“Bitcoin memasuki pekan ketiga (September) dengan volatilitas, meski ada lonjakan intraday terkait rilis CPI Amerika Serikat (AS),” tuturnya.
Namun ke depan, ekspektasi pemangkasan suku bunga The Fed bulan ini, menurut Fyqieh, dapat menetralkan dampak musiman.
Dus, dalam jangka pendek, data makro AS seperti CPI dan data tenaga kerja masih menjadi sentimen yang memengaruhi pergerakan Bitcoin.
Fyqieh mengatakan, data CPI AS pada 12 September lalu yang sesuai ekspektasi, membuat pasar mempertimbangkan potensi pemangkasan suku bunga pada pertemuan The Fed bulan ini. “Sehingga, hal ini dapat memicu reli teknis dan likuiditas sementara,” imbuhnya.
Tak hanya itu, Fyqieh menilai, arus masuk-keluar ETF serta pergerakan whale, baik akumulasi maupun realisasi keuntungan, ikut memengaruhi likuiditas pasar spot.

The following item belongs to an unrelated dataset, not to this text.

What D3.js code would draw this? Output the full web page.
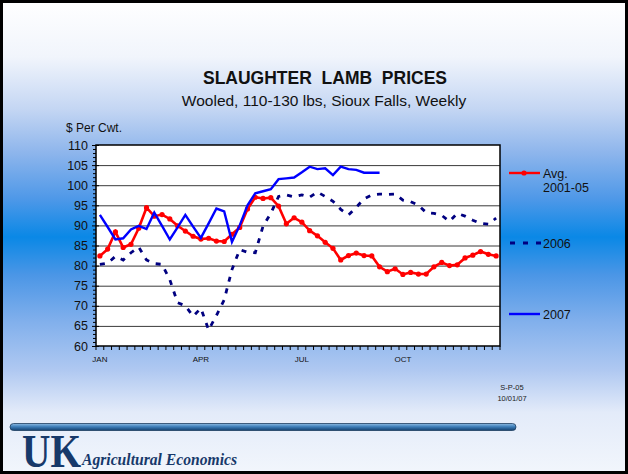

Adapun whale merupakan sebutan untuk investor besar yang menguasai banyak Bitcoin, sehingga setiap aksi beli atau jual mereka berpotensi menggerakkan pasar.
Sementara itu, dalam jangka panjang, sentimen terhadap Bitcoin akan banyak ditopang oleh faktor adopsi institusional, misalnya melalui ETF maupun alokasi aset oleh korporasi.
“Perkembangan regulasi, baik dari Amerika Serikat maupun secara global, serta dinamika fundamental supply dan demand juga akan berperan besar,” jelas Fyqieh.
Secara umum, ia menambahkan, kinerja Bitcoin ditentukan oleh kombinasi faktor makro, struktural, dan sentimen ritel. Faktor makro meliputi suku bunga riil, sedangkan faktor struktural mencakup peran ETF dan likuiditas dari institusi.
“Kombinasi faktor-faktor ini akan menentukan apakah momentum bullish dapat berlanjut, atau sekadar menjadi reli sementara,” katanya.
Lebih lanjut, Fyqieh memperkirakan hingga akhir September Bitcoin akan bergerak di kisaran US$ 120.000–US$ 130.000. Adapun hingga akhir tahun, ia memproyeksikan harga Bitcoin berpotensi menuju rentang US$ 150.000–US$ 180.000.